I opened the letter with trembling hands, at once recognizing the illustrious university logo on the front of the envelope. I had applied to their graduate program two months ago and had been reassured that all of my paperwork was in order. Why would they send me another letter? Perhaps to once again pacify my mind that they had indeed received every piece of my application? Were they inviting me to another on-campus event?
I unfolded the letter -- to find it suprisingly short. Reading it through, I understood why.
I had been rejected to their Master of Fine Arts program.
After reading their brief "thanks but no thanks" note in regards to my qualification to their establishment, I should have cried. I should have torn the letter in pieces or pounded the table with my fist. Any person would have just claim to do so. After all, in certain terms, I was a reject! But what did I do?
I skipped through the house giggling and began to cry tears of joy!
Okay, so it helped that I had just come home from church and was on a Holy Spirit high; thank God for that! But why such an unusual reaction to a seemingly upsetting piece of news ? Because I knew that I was that much closer to discovering God's great plan for my future! He had closed this door -- He had helped narrow down my options for me. And I know, eventually, He isn't just gonna open a window -- He is going to lower the drawbridge to a massive castle gate to His perfect will!
In case it was not clear, yes, I was intending to attend the MFA program at a university not too far from my house -- a private, renowned university I always ride my bike past or walk through. I wanted it so bad. I knew God had shut the door on other options I had been considering, so I figured he would want me to at least take a shot at applying for this program. So I did. I spent the $60. I spent painstaking hours collecting and refining 20 pages of poetry to create a portfolio. I wrote a lengthy essay of intent and asked a few of my professors for letters of recommendation. And God gave me such a peace through the entire ordeal. It was kind of exciting, actually.
Two months later, I have found myself $60 dollars short, my pride slightly wounded (if I'm really honest with myself), and nowhere close to having a finalized plan for my future. But though I might have every cause to feel "rejection," through it all, I have realized yet another cool reality about God:
Our rejection is often evidence of His protection.
When I reach for a chocolate chip cookie at a social gathering and my friend swats my hand away (reminding me that I am vegan and I might regret indulging in that delicious disaster), I shouldn't feel rejected -- she's trying to protect me from pain.

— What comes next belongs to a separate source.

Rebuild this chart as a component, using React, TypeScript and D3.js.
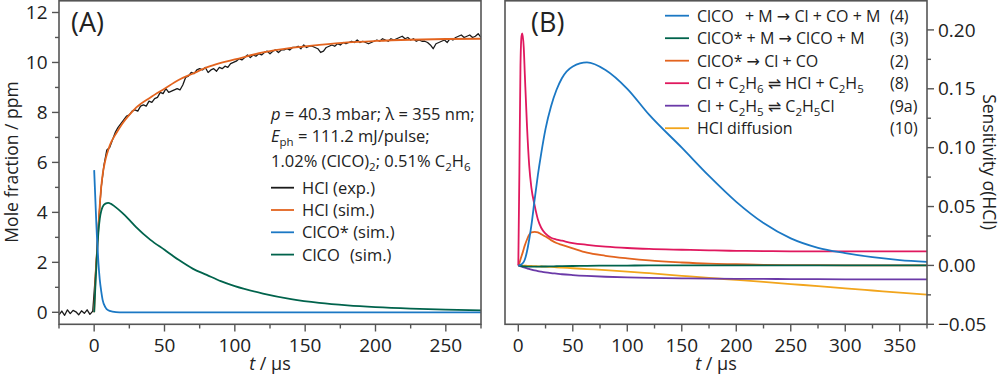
import React from 'react';
import * as d3 from 'd3';

// ---- panel (A): mole fractions ----
const expStart = -25;
const expStep = 2;
const hclExp = [
  -0.1, 0.05, -0.12, 0.1, -0.05, 0.08, 0.02, -0.1, 0.06, -0.04,
  0.1, -0.08, 0.05, 1.6, 3.5, 5.0, 5.9, 6.5, 6.6, 6.9,
  7.2, 7.4, 7.55, 7.7, 7.85, 7.9, 8.05, 8.1, 8.05, 8.25,
  8.3, 8.25, 8.45, 8.4, 8.55, 8.6, 8.8, 8.75, 8.95, 8.8,
  8.85, 8.9, 8.95, 8.9, 9.1, 9.4, 9.45, 9.6, 9.55, 9.7,
  9.75, 9.7, 9.8, 9.6, 9.7, 9.75, 9.65, 9.8, 9.75, 9.85,
  9.8, 9.95, 10.0, 10.05, 10.15, 10.1, 10.2, 10.3, 10.2, 10.3,
  10.25, 10.35, 10.3, 10.4, 10.45, 10.35, 10.45, 10.5, 10.4, 10.5,
  10.5, 10.55, 10.5, 10.6, 10.6, 10.65, 10.55, 10.7, 10.6, 10.65,
  10.65, 10.6, 10.55, 10.4, 10.45, 10.6, 10.65, 10.7, 10.65, 10.75,
  10.7, 10.8, 10.75, 10.8, 10.85, 10.8, 10.9, 10.8, 10.85, 10.8,
  10.75, 10.8, 10.85, 10.9, 10.85, 10.95, 10.9, 10.85, 10.95, 10.9,
  10.95, 11.0, 11.05, 10.95, 11.0, 10.9, 10.95, 10.85, 10.9, 10.85,
  10.85, 10.8, 10.7, 10.55, 10.75, 10.8, 10.85, 10.9, 10.8, 10.95,
  10.9, 11.0, 11.05, 11.1, 11.0, 11.05, 11.1, 11.0, 11.05, 11.15,
  11.0,
];

const simTime = [0, 1, 2, 3, 4, 5, 6, 8, 10, 12, 15, 20, 25, 30, 40, 50, 60, 70, 80, 90, 100, 120, 140, 160, 180, 200, 225, 250, 275];
const hclSim = [0, 1.5, 2.4, 3.4, 4.3, 5.0, 5.5, 6.1, 6.5, 6.8, 7.1, 7.55, 7.9, 8.2, 8.6, 8.95, 9.3, 9.55, 9.8, 9.98, 10.12, 10.4, 10.58, 10.7, 10.8, 10.86, 10.91, 10.94, 10.95];
const clcoSim = [0, 1.2, 2.3, 3.2, 3.75, 4.05, 4.22, 4.35, 4.38, 4.34, 4.22, 3.98, 3.7, 3.4, 2.9, 2.5, 2.1, 1.75, 1.5, 1.25, 1.05, 0.75, 0.53, 0.38, 0.28, 0.21, 0.15, 0.11, 0.08];

const starTime = [0, 0.5, 1, 1.5, 2, 3, 4, 5, 6, 8, 10, 13, 18, 25, 275];
const clcoStar = [5.69, 5.0, 4.3, 3.6, 3.0, 2.0, 1.3, 0.85, 0.5, 0.2, 0.08, 0.03, 0, 0, 0];

// ---- panel (B): sensitivities ----
const sensTime = [0, 1, 2, 3, 3.7, 5, 6, 8, 10, 12, 15, 18, 21, 25, 30, 35, 40, 50, 63, 80, 100, 120, 150, 175, 200, 225, 250, 275, 300, 325, 350, 375];
const sens4 = [0, 0, 0.0005, 0.001, 0.0015, 0.003, 0.005, 0.012, 0.022, 0.034, 0.056, 0.077, 0.095, 0.116, 0.135, 0.149, 0.159, 0.169, 0.1724, 0.166, 0.15, 0.128, 0.1, 0.076, 0.054, 0.036, 0.023, 0.015, 0.0105, 0.007, 0.0045, 0.003];
const sens3 = [0, -0.0002, -0.0004, -0.0006, -0.0007, -0.0008, -0.0009, -0.001, -0.001, -0.001, -0.001, -0.001, -0.0009, -0.0009, -0.0008, -0.0007, -0.0006, -0.0005, -0.0003, -0.0002, -0.0001, 0, 0, 0, 0, 0, 0, 0, 0, 0, 0, 0];
const sens2 = [0, 0.002, 0.005, 0.008, 0.01, 0.014, 0.017, 0.022, 0.026, 0.028, 0.0285, 0.028, 0.0265, 0.0245, 0.0215, 0.019, 0.0175, 0.0145, 0.0108, 0.0082, 0.006, 0.0042, 0.0025, 0.0015, 0.001, 0.0005, 0.0003, 0.0002, 0.0001, 0, 0, 0];
const sens8 = [0, 0.08, 0.17, 0.195, 0.197, 0.185, 0.162, 0.118, 0.085, 0.066, 0.051, 0.039, 0.032, 0.027, 0.0235, 0.022, 0.021, 0.019, 0.0175, 0.016, 0.0148, 0.014, 0.0133, 0.0128, 0.0124, 0.0122, 0.012, 0.012, 0.012, 0.012, 0.012, 0.012];
const sens9a = [0, -0.0003, -0.0006, -0.001, -0.0012, -0.0016, -0.0019, -0.0025, -0.003, -0.0035, -0.0042, -0.0048, -0.0053, -0.0059, -0.0065, -0.007, -0.0075, -0.0082, -0.0089, -0.0096, -0.0102, -0.0106, -0.011, -0.0112, -0.0114, -0.0115, -0.0116, -0.0117, -0.0118, -0.0118, -0.0119, -0.0119];
const sens10 = [0, 0, -0.0001, -0.0001, -0.0001, -0.0002, -0.0002, -0.0003, -0.0004, -0.0005, -0.0006, -0.0008, -0.0009, -0.0011, -0.0013, -0.0016, -0.0019, -0.0024, -0.0031, -0.004, -0.0052, -0.0066, -0.0088, -0.0106, -0.0123, -0.014, -0.0158, -0.0176, -0.0195, -0.0213, -0.0231, -0.0248];

// ticks
const xTicksA = [0, 50, 100, 150, 200, 250];
const xMinorA = [-25, 25, 75, 125, 175, 225, 275];
const yTicksA = [0, 2, 4, 6, 8, 10, 12];
const yMinorA = [1, 3, 5, 7, 9, 11];
const xTicksB = [0, 50, 100, 150, 200, 250, 300, 350];
const xMinorB = [25, 75, 125, 175, 225, 275, 325, 375];
const yTicksB = [-0.05, 0, 0.05, 0.1, 0.15, 0.2];
const yMinorB = [-0.025, 0.025, 0.075, 0.125, 0.175];

const FONT = "'Open Sans', 'DejaVu Sans', sans-serif";
const AXIS = '#555';
const INK = '#222';
const C = {
  black: '#1a1a1a',
  orange: '#E3641F',
  blue: '#1B78C4',
  green: '#00634C',
  pink: '#E0185E',
  purple: '#6B3AA8',
  yellow: '#F2A51C',
};

const xA = d3.scaleLinear().domain([-25, 275]).range([59, 481]);
const yA = d3.scaleLinear().domain([-0.48, 12.5]).range([324.3, 0]);
const xB = d3.scaleLinear().domain([-12.2, 375]).range([505, 927]);
const yB = d3.scaleLinear().domain([-0.05, 0.2254]).range([324.3, 0]);

const pathOf = (ts: number[], vs: number[], x: any, y: any, curve: any = d3.curveMonotoneX) =>
  d3.line<number>().x((_, i) => x(ts[i])).y((v) => y(v)).curve(curve)(vs) || '';

const expTime = hclExp.map((_, i) => expStart + i * expStep);

const legendA = [
  { label: 'HCl (exp.)', color: C.black },
  { label: 'HCl (sim.)', color: C.orange },
  { label: 'ClCO* (sim.)', color: C.blue },
  { label: 'ClCO', tail: '(sim.)', color: C.green },
];

const sub = (s: string) => (
  <tspan fontSize="11.5" dy="4">{s}</tspan>
);

const legendB = [
  { color: C.blue, num: '(4)', text: <>ClCO<tspan x={745}>+ M → Cl + CO + M</tspan></> },
  { color: C.green, num: '(3)', text: <>ClCO* + M → ClCO + M</> },
  { color: C.orange, num: '(2)', text: <>ClCO* → Cl + CO</> },
  {
    color: C.pink, num: '(8)',
    text: <>Cl + C{sub('2')}<tspan dy="-4">H</tspan>{sub('6')}<tspan dy="-4"> ⇌ HCl + C</tspan>{sub('2')}<tspan dy="-4">H</tspan>{sub('5')}</>,
  },
  {
    color: C.purple, num: '(9a)',
    text: <>Cl + C{sub('2')}<tspan dy="-4">H</tspan>{sub('5')}<tspan dy="-4"> ⇌ C</tspan>{sub('2')}<tspan dy="-4">H</tspan>{sub('5')}<tspan dy="-4">Cl</tspan></>,
  },
  { color: C.yellow, num: '(10)', text: <>HCl diffusion</> },
];

const fmtB = (v: number) => (Math.abs(v) < 1e-9 ? '0.00' : d3.format('.2f')(v));

export default function App() {
  return (
    <svg width={1000} height={374} style={{ position: 'absolute', left: 0, top: 0, background: '#fff' }}
      fontFamily={FONT}>
      <defs>
        <clipPath id="clipA"><rect x={59} y={0} width={422} height={324.3} /></clipPath>
        <clipPath id="clipB"><rect x={505} y={0} width={422} height={324.3} /></clipPath>
      </defs>

      {/* ---------- panel A ---------- */}
      <g clipPath="url(#clipA)" fill="none" strokeLinejoin="round">
        <path d={pathOf(expTime, hclExp, xA, yA, d3.curveLinear)} stroke={C.black} strokeWidth={1.3} />
        <path d={pathOf(simTime, hclSim, xA, yA)} stroke={C.orange} strokeWidth={1.8} />
        <path d={pathOf(simTime, clcoSim, xA, yA)} stroke={C.green} strokeWidth={1.8} />
        <path d={pathOf(starTime, clcoStar, xA, yA)} stroke={C.blue} strokeWidth={1.8} />
      </g>
      <rect x={59} y={0.8} width={422} height={323.5} fill="none" stroke={AXIS} strokeWidth={1.6} />
      {xTicksA.map((t) => (
        <g key={'xa' + t}>
          <line x1={xA(t)} x2={xA(t)} y1={324.3} y2={331.5} stroke={AXIS} strokeWidth={1.4} />
          <text x={xA(t)} y={351.5} textAnchor="middle" fontSize={19} fill={INK}>{t}</text>
        </g>
      ))}
      {xMinorA.map((t) => (
        <line key={'xam' + t} x1={xA(t)} x2={xA(t)} y1={324.3} y2={328.5} stroke={AXIS} strokeWidth={1.4} />
      ))}
      {yTicksA.map((v) => (
        <g key={'ya' + v}>
          <line x1={52} x2={59} y1={yA(v)} y2={yA(v)} stroke={AXIS} strokeWidth={1.4} />
          <text x={47.5} y={yA(v) + 6.6} textAnchor="end" fontSize={19} fill={INK}>{v}</text>
        </g>
      ))}
      {yMinorA.map((v) => (
        <line key={'yam' + v} x1={55} x2={59} y1={yA(v)} y2={yA(v)} stroke={AXIS} strokeWidth={1.4} />
      ))}
      <text x={270} y={370} textAnchor="middle" fontSize={18} fill={INK}>
        <tspan fontStyle="italic">t</tspan> / μs
      </text>
      <text transform="translate(18,162) rotate(-90)" textAnchor="middle" fontSize={17.5} fill={INK}>
        Mole fraction / ppm
      </text>
      <text x={71} y={32} fontSize={27} fill={INK}>(A)</text>

      <g fontSize={16.5} fill={INK}>
        <text x={271} y={120}>
          <tspan fontStyle="italic">p</tspan> = 40.3 mbar; λ = 355 nm;
        </text>
        <text x={271} y={142}>
          <tspan fontStyle="italic">E</tspan>{sub('ph')}<tspan dy="-4"> = 111.2 mJ/pulse;</tspan>
        </text>
        <text x={271} y={166.5}>
          1.02% (ClCO){sub('2')}<tspan dy="-4">; 0.51% C</tspan>{sub('2')}<tspan dy="-4">H</tspan>{sub('6')}
        </text>
        {legendA.map((d, i) => {
          const y = 187.7 + i * 22.3;
          return (
            <g key={d.label + i}>
              <line x1={271} x2={294} y1={y} y2={y} stroke={d.color} strokeWidth={1.8} />
              <text x={302} y={y + 6}>
                {d.label}
                {d.tail && <tspan x={350}>{d.tail}</tspan>}
              </text>
            </g>
          );
        })}
      </g>

      {/* ---------- panel B ---------- */}
      <g clipPath="url(#clipB)" fill="none" strokeLinejoin="round">
        <path d={pathOf(sensTime, sens10, xB, yB)} stroke={C.yellow} strokeWidth={1.8} />
        <path d={pathOf(sensTime, sens9a, xB, yB)} stroke={C.purple} strokeWidth={1.8} />
        <path d={pathOf(sensTime, sens2, xB, yB)} stroke={C.orange} strokeWidth={1.8} />
        <path d={pathOf(sensTime, sens3, xB, yB)} stroke={C.green} strokeWidth={1.8} />
        <path d={pathOf(sensTime, sens8, xB, yB)} stroke={C.pink} strokeWidth={1.8} />
        <path d={pathOf(sensTime, sens4, xB, yB)} stroke={C.blue} strokeWidth={1.8} />
      </g>
      <rect x={505} y={0.8} width={422} height={323.5} fill="none" stroke={AXIS} strokeWidth={1.6} />
      {xTicksB.map((t) => (
        <g key={'xb' + t}>
          <line x1={xB(t)} x2={xB(t)} y1={324.3} y2={331.5} stroke={AXIS} strokeWidth={1.4} />
          <text x={xB(t)} y={351.5} textAnchor="middle" fontSize={19} fill={INK}>{t}</text>
        </g>
      ))}
      {xMinorB.map((t) => (
        <line key={'xbm' + t} x1={xB(t)} x2={xB(t)} y1={324.3} y2={328.5} stroke={AXIS} strokeWidth={1.4} />
      ))}
      {yTicksB.map((v) => (
        <g key={'yb' + v}>
          <line x1={927} x2={934} y1={yB(v)} y2={yB(v)} stroke={AXIS} strokeWidth={1.4} />
          <text x={938} y={yB(v) + 6.6} fontSize={19} fill={INK}>{fmtB(v)}</text>
        </g>
      ))}
      {yMinorB.map((v) => (
        <line key={'ybm' + v} x1={927} x2={931} y1={yB(v)} y2={yB(v)} stroke={AXIS} strokeWidth={1.4} />
      ))}
      <text x={716} y={370} textAnchor="middle" fontSize={18} fill={INK}>
        <tspan fontStyle="italic">t</tspan> / μs
      </text>
      <text transform="translate(983,162) rotate(90)" textAnchor="middle" fontSize={17.5} fill={INK}>
        Sensitivity σ(HCl)
      </text>
      <text x={531} y={32} fontSize={27} fill={INK}>(B)</text>

      <g fontSize={16} fill={INK}>
        {legendB.map((d, i) => {
          const y = 15.7 + i * 22.5;
          return (
            <g key={d.num}>
              <line x1={665} x2={689} y1={y} y2={y} stroke={d.color} strokeWidth={1.8} />
              <text x={697} y={y + 6}>{d.text}</text>
              <text x={890} y={y + 6}>{d.num}</text>
            </g>
          );
        })}
      </g>
    </svg>
  );
}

Or when I fell into an emotional relationship with a guy a year and a half ago, whom I was "rejected" by when he realized, after leading me on and hinting at a future relationship, that he had disobeyed the Lord by doing so -- I began to see (after wiping away the weeks of tears that had blurred my eyes) that God was indeed protecting me. Only after I came to my senses did I realize that he was not at all compatible with me, that he was not the spiritual leader I need in a relationship leading to marriage. God has someone better in mind, a far better fit for me than he was.
God, like a loving Father, will brush away our hand when we are about to touch something dangerous. He will shield us from engaging in something that will not benefit us, that is not in accordance with the perfect plan He has for us. When we endure such trying circumstances in life, we may feel tempted to call ourselves rejects. But the truth is, we are very much the opposite -- as children of God, we are blessed with belonging to a gracious Father whose desire is for our edification, our joy, our blessing -- our protection.
What a wonderful God!
I may want to feel like a failure to myself and others for not having a specific plan for the future. I may have been rejected by something stable, something that could have given me security. But this earthly rejection only drives me deeper into His heavenly protection. I now have (literally) nowhere else to go but straight into His arms. And I am, with all of my heart, so grateful for that.
After all, this is not my home. Praise God for the assurance of heaven!
Brothers and sisters in Christ, may our security and protection be found in Him and Him alone, who has great plans in store for us, earthly and heavenly -- the latter of so much greater importance!
Some verses that got me through:
"'For I know the plans that I have for you,' declares the Lord, "plans to prosper you and not to harm you, plans to give you hope and a future."
"If you endure chastening, God deals with you as with sons; for what son is there whom a father does not chasten?"
"For we are His workmanship, created in Christ Jesus for good works which God prepared beforehand that we should walk in them."
" ... being confident of this very thing, that He who has begun a good work in you will complete it until the day of Jesus Christ."
"For here we have no continuing city, but we seek the one to come."